Residents may start making submissions today. Instruction on how to submit and additional information is available at dso.org/SymphonyInD.
Knight Foundation's vice president for arts heard Machover's symphony in Scotland, and immediately wanted to bring his work to Detroit. The DSO's track record in community engagement and digital innovations via its Webcasts made it the perfect partner for the collaboration.
"The future of Detroit is being shaped by the city's creative community," said Dennis Scholl, vice president of arts for Knight Foundation. "We'd love to see more people get involved, and Symphony in D will be a great vehicle for people to share the sounds that define their Detroit."
In order to create a musical portrait of the Motor City, the symphony for Detroit will evolve through electronic sound submissions, workshops and discussions throughout the city, original sonic creation, and back-and-forth musical sharing and shaping with Detroit residents and community institutions. Machover, Professor of Music and Media at the Media Lab of the Massachusetts Institute of Technology, has developed technology that can collect and combine sounds and translate them into music. The snarl of a Mustang's engine? Fair game. The chaotic din of Eastern Market on a Saturday morning? No problem. The DSO wants to discover what Detroit sounds like through its community. The process involves layers, interactions, associations and discoveries which will produce a work representing the heart and soul of Detroit's past, present and future.
Special technologies developed by Machover and his Opera of the Future team at the MIT Media Lab will allow people of all ages to contribute to and help shape Symphony in D. The Constellation app, used in previous iterations of the City-Symphony series, is a web-based app that allows anyone to hear the latest sounds collected and to combine them into personalized mixes. Yet another equally significant mobile app in development will be designed especially for the Symphony in D project and will allow any sound to be recorded and then geographically "tagged" via mobile device, creating an evolving "sound map" of Detroit and surroundings. This mobile app will be available through the Apple App Store and Google Play in early 2015.
As part of the project's community outreach program and educational workshops, another computer software program developed by Machover and his team, Hyperscore, will allow young people to compose their own musical portraits of Detroit by drawing with lines and colors that Machover can then translate into orchestral impressions. Hyperscore is available for download via hyperscore.com.

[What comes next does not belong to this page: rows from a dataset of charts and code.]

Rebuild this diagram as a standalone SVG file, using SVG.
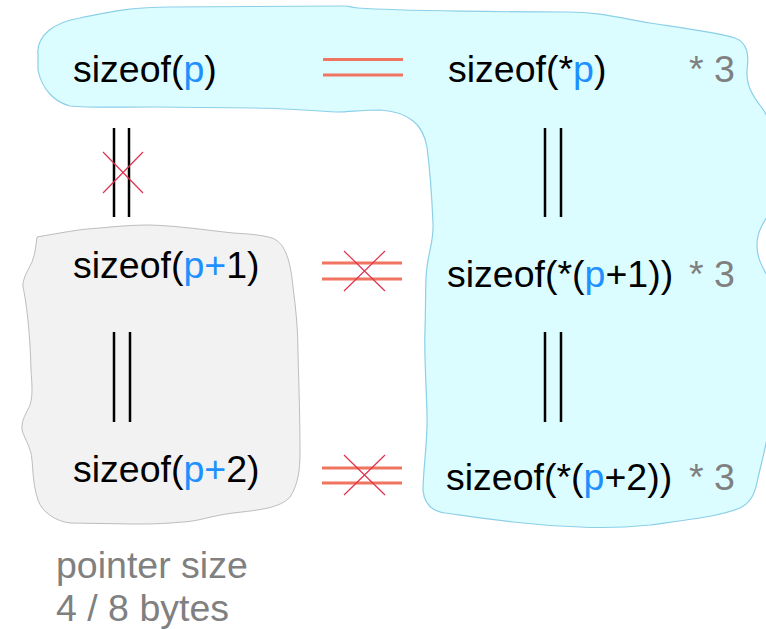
<svg xmlns="http://www.w3.org/2000/svg" width="766" height="629" viewBox="0 0 766 629">
<style>
text{font-family:"Liberation Sans",Arial,sans-serif;font-size:37.5px;fill:#000}
.b{fill:#1e90ff}
.g{fill:#808080}
.eq{stroke:#f07561;stroke-width:3;fill:none}
.vv{stroke:#000;stroke-width:2.5;fill:none}
.x{stroke:#e0304e;stroke-width:1.2;fill:none}
</style>
<rect width="766" height="629" fill="#fff"/>
<g id="region-array">
<path d="M 38,55 C 36,35 55,22 80,18 C 110,12 130,7 170,7 L 345,6 C 350,6 352,8 358,8 C 400,11 520,12 567,12 C 600,12 620,18 650,23 C 690,29 720,33 735,38 C 748,43 749,55 747,70 C 746,85 752,95 762,108 C 770,118 772,130 772,160 L 772,210 C 765,220 757,230 757,245 C 757,262 766,272 772,285 L 772,410 C 768,440 762,460 758,478 C 755,495 750,503 740,508 C 720,516 700,518 650,525 C 620,528 600,528 580,527 C 550,526 530,524 513,522 C 480,518 460,515 445,513 C 430,511 424,502 423,490 C 423,470 428,440 427,413 C 426,380 424,350 425,330 C 426,300 425,280 427,267 C 429,250 434,240 433,223 C 432,200 430,170 427,147 C 423,125 410,112 380,110 C 360,110 350,112 337,112 C 300,110 280,108 253,108 L 153,107 C 120,107 90,108 70,106 C 55,102 42,90 38,70 Z" fill="#dcfdff" stroke="#8ccfe8" stroke-width="1.2"/>
</g>
<g id="region-pointer">
<path d="M 37,237 C 60,233 80,229 100,228 C 120,226 135,225 150,225 C 180,226 205,230 233,233 C 250,234 262,235 272,238 C 283,242 290,255 293,287 C 296,310 298,330 298,353 C 299,390 300,420 300,453 C 300,470 298,485 290,497 C 280,508 260,510 233,513 C 210,516 200,521 183,522 C 160,524 150,524 133,524 L 70,523 C 55,521 42,512 38,500 C 33,485 33,470 32,460 C 31,447 25,440 22,430 C 21,420 27,412 30,405 C 33,395 32,385 31,370 C 30,330 26,300 23,287 C 22,280 28,270 32,262 C 35,255 36,245 37,237 Z" fill="#f2f2f2" stroke="#bdbdbd" stroke-width="1"/>
</g>
<g id="node-sizeof-p"><text x="73" y="82">sizeof(<tspan class="b">p</tspan>)</text></g>
<g id="node-sizeof-deref-p"><text x="448" y="82">sizeof(*<tspan class="b">p</tspan>)</text><text x="689" y="82" class="g">* 3</text></g>
<g id="node-sizeof-p1"><text x="73" y="278">sizeof(<tspan class="b">p+</tspan>1)</text></g>
<g id="node-sizeof-deref-p1"><text x="447" y="287">sizeof(*(<tspan class="b">p</tspan>+1))</text><text x="689" y="287" class="g">* 3</text></g>
<g id="node-sizeof-p2"><text x="73" y="482">sizeof(<tspan class="b">p+</tspan>2)</text></g>
<g id="node-sizeof-deref-p2"><text x="446" y="490">sizeof(*(<tspan class="b">p</tspan>+2))</text><text x="689" y="490" class="g">* 3</text></g>
<g id="note"><text x="56" y="578" class="g">pointer size</text><text x="56" y="621" class="g">4 / 8 bytes</text></g>
<g id="connectors">
<line class="eq" x1="323" y1="59.5" x2="403" y2="59.5"/>
<line class="eq" x1="323" y1="75" x2="403" y2="75"/>
<line class="eq" x1="322" y1="263" x2="402" y2="263"/>
<line class="eq" x1="322" y1="279" x2="402" y2="279"/>
<line class="x" x1="344" y1="251" x2="385" y2="291"/>
<line class="x" x1="385" y1="251" x2="344" y2="291"/>
<line class="eq" x1="322" y1="468" x2="402" y2="468"/>
<line class="eq" x1="322" y1="483" x2="402" y2="483"/>
<line class="x" x1="344" y1="455" x2="385" y2="495"/>
<line class="x" x1="385" y1="455" x2="344" y2="495"/>
<line class="vv" x1="114" y1="128" x2="114" y2="217"/>
<line class="vv" x1="129" y1="128" x2="129" y2="217"/>
<line class="x" x1="103" y1="152" x2="143" y2="193"/>
<line class="x" x1="143" y1="152" x2="103" y2="193"/>
<line class="vv" x1="114" y1="332" x2="114" y2="422"/>
<line class="vv" x1="130" y1="332" x2="130" y2="422"/>
<line class="vv" x1="545" y1="128" x2="545" y2="217"/>
<line class="vv" x1="561" y1="128" x2="561" y2="217"/>
<line class="vv" x1="545" y1="332" x2="545" y2="422"/>
<line class="vv" x1="561" y1="332" x2="561" y2="422"/>
</g>
</svg>
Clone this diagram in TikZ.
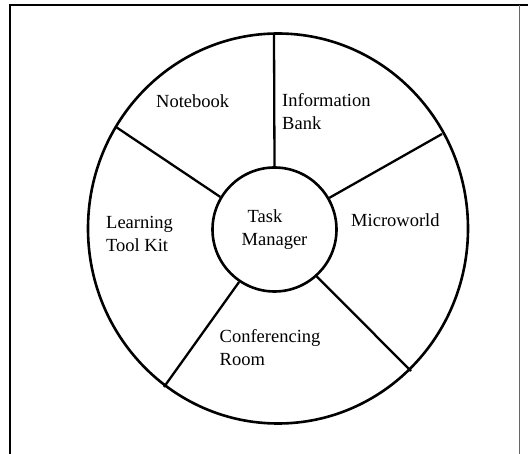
\documentclass[tikz,border=0pt]{standalone}
\usepackage{fontspec}
\setmainfont{Liberation Serif}
\begin{document}
\begin{tikzpicture}[x=1pt,y=-1pt,
  ring/.style={line width=2.6pt},
  spoke/.style={line width=2.3pt},
  lbl/.style={inner sep=0pt,align=left,anchor=west,font=\fontsize{18.5}{23}\selectfont}]
\useasboundingbox (0,0) rectangle (528,454);
\fill[white] (0,0) rectangle (528,454);
% frame
\draw[line width=2.4pt] (10,460) -- (10,5) -- (528,5);
\draw[line width=0.8pt,black!60] (519,5) -- (519,460);
% outer ring
\draw[ring] (278,228.5) ellipse [x radius=190, y radius=195];
% hub
\node[ring,draw,circle,minimum size=124pt,inner sep=0pt,align=left,
      font=\fontsize{18.5}{23}\selectfont] (tm) at (274.5,229.5)
      {\hspace*{6pt}Task\\Manager};
% spoke ends on the outer ring
\coordinate (o1) at (274,34);
\coordinate (o2) at (442,134);
\coordinate (o3) at (411,371);
\coordinate (o4) at (164,387);
\coordinate (o5) at (116,127);
\draw[spoke] (tm.90) -- (o1);
\draw[spoke] (tm.30.5) -- (o2);
\draw[spoke] (tm.-48.9) -- (o3);
\draw[spoke] (tm.-124.3) -- (o4);
\draw[spoke] (tm.149.2) -- (o5);
% sector labels
\node[lbl] (nb) at (156,101) {Notebook};
\node[lbl] (ib) at (282,111.5) {Information\\Bank};
\node[lbl] (mw) at (351,220.5) {Microworld};
\node[lbl] (lt) at (106,233.5) {Learning\\Tool Kit};
\node[lbl] (cr) at (219.5,347.5) {Conferencing\\Room};
\end{tikzpicture}
\end{document}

"The concept of utilizing the sounds of our city, both those found and those submitted by others and then incorporating them into an orchestral work is quite amazing," said DSO Music Director Leonard Slatkin. "It will be interesting to see what sounds the people of Detroit will submit and what Tod will choose and how the piece will unfold. Clearly this is a project of unique interest to all those interested in the power of collaborative thinking."
During the year leading up to the premiere, Machover will visit schools and community centers throughout Detroit to hold workshops and engage the community. This symphony is called a collaboration for a reason: it will bring together the community by exploring the city's unique sounds and to simply celebrate living in Detroit.
"Detroit is a city filled with bold and contrasting sounds, from the roar and purr of cars, to the crackle and snap of Motown, to the gentle rhythms of urban gardening," said Machover. "I look forward to working with Detroiters from all backgrounds to create a collective musical portrait of this exciting moment in the city's history, when everything is being rethought and anything is possible."